In some cases, payments for weapons bypassed the Ministry of Finance and central bank and were made directly through Sonangol, or through the Presidency. The lack of transparency surrounding these purchases has meant that there have been substantial discrepancies between government estimates of defense spending and independent estimates. For example, official government figures stated that defense spending amounted to 11.1 percent of government expenditures in 1997-1998.35 However, the IMF estimated that 40.0 percent of expenditures were for defense spending and noted that less than half of these expenditures (18.1 percent) were actually recorded by the government.36 In 1998-1999, defense expenditures amounted to only 27.2 percent of government spending, but 13.8 percent was unrecorded. There were no unrecorded defense expenditures in 1999.37 Defense spending estimates for 2000 and 2001 were unavailable at this writing.

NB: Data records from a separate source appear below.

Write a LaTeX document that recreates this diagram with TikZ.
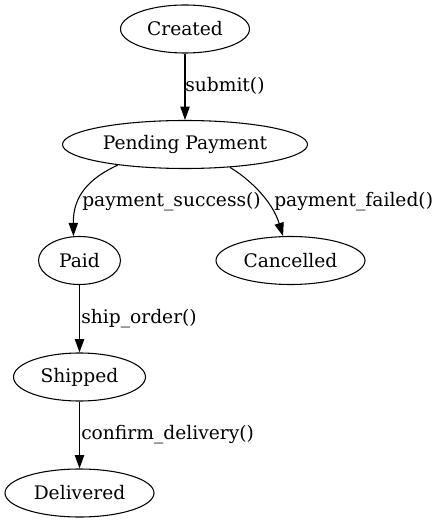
\documentclass[tikz,border=0pt]{standalone}
\usepackage{fontspec}
\setmainfont{DejaVu Serif}
\usetikzlibrary{shapes.geometric,arrows.meta}
\begin{document}
\begin{tikzpicture}[x=0.75pt,y=-0.75pt,
  state/.style={draw,ellipse,line width=0.8pt,inner sep=0pt,minimum height=36pt,font=\fontsize{14}{16}\selectfont},
  tr/.style={draw,line width=0.8pt,-{Triangle[length=10pt,width=7pt]}},
  lbl/.style={anchor=west,inner sep=0pt,font=\fontsize{14}{16}\selectfont}]
\path[use as bounding box] (0,0) rectangle (439,523);
\node[state,minimum width=96.75pt] (cr) at (185,29) {Created};
\node[state,minimum width=183.75pt] (pp) at (185,144.5) {Pending Payment};
\node[state,minimum width=61.5pt] (pd) at (79.5,260.5) {Paid};
\node[state,minimum width=111.75pt] (cn) at (290.5,260.5) {Cancelled};
\node[state,minimum width=99pt] (sh) at (79.5,377) {Shipped};
\node[state,minimum width=111.75pt] (dl) at (79.5,493) {Delivered};
\draw[tr] (cr) -- (pp);
\draw[tr] (pp.197) .. controls (90,178) and (73,195) .. (pd.104);
\draw[tr] (pp.333) .. controls (248,178) and (272,200) .. (cn.107);
\draw[tr] (pd) -- (sh);
\draw[tr] (sh) -- (dl);
\node[lbl] (l1) at (185,86) {submit()};
\node[lbl] (l2) at (82,202) {payment\_success()};
\node[lbl] (l3) at (274,202) {payment\_failed()};
\node[lbl] (l4) at (81,319) {ship\_order()};
\node[lbl] (l5) at (81,435) {confirm\_delivery()};
\end{tikzpicture}
\end{document}
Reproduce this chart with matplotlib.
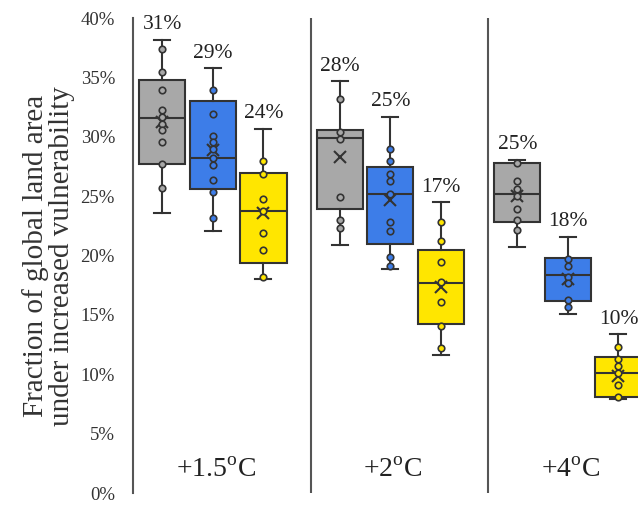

Public accounting is particularly necessary in the case of arms purchases by governments that have committed human rights violations and where there is a high probability of future misuse of weaponry. All parties to the conflict in Angola-fuelled largely by the control and sale of diamonds by UNITA and oil by the government-have committed gross and widespread human rights abuses. Government violations included torture, "disappearance," summary executions, indiscriminate killing of civilians, pillaging, arbitrary recruitment into the military, forced displacement, use of indiscriminate weapons such as antipersonnel landmines, harassment of the political opposition, and restrictions on the press. For its part, UNITA has been responsible for summary executions, torture, mutilations, abductions of women and children, hostage-taking, and restricting the movements of civilians.38

Of particular concern is the Angolan government's use of indiscriminate weapons such as antipersonnel landmines. The Angolan government signed the United Nations (U.N.) Convention on the Prohibition of the Use, Stockpiling, Production and Transfer of Anti-Personnel Mines and on Their Destruction (the Mine Ban Treaty) in December 1997. However, government forces have systematically laid new mines and minefields since Angola signed the treaty, as Human Rights Watch witnessed at first sight in both 1998 and 1999. In 2000, Human Rights Watch received numerous reports of new landmine warfare in central and northern Angola and across Angola's borders with neighboring Namibia and Zambia.39

Human Rights Watch has called repeatedly for the international community to implement a complete arms embargo against the government of Angola and UNITA, and for full disclosure of all weapons purchases and military transfers since the signing of the Lusaka Peace Accords in 1994. Such disclosure should include providing information on arms sales to the U.N. Register on Conventional Weapons. To date, however, the international community has failed to impose a comprehensive embargo and only the 1993 U.N. arms embargo against UNITA is in place._ During the final years of the Lusaka peace process (1995-1998), no country submitted details of their weapons transfers to Angola to the U.N. Register on Conventional Weapons.40

    Several events drew international attention to the linkage between arms, oil, and the need for government transparency and accountability in Angola: arms-for-oil deals with the Angolan government in the early 1990s that led to investigations and some arrests of individuals by French authorities; weapons procurement paid for by oil signature bonus payments after the collapse of the Lusaka peace accord at the end of 1998; an arms-for-oil deal between the governments of Angola and Slovakia in 2000; and the seizure of a Ukrainian freighter in the Canary Islands carrying arms destined for Angola in February 2001.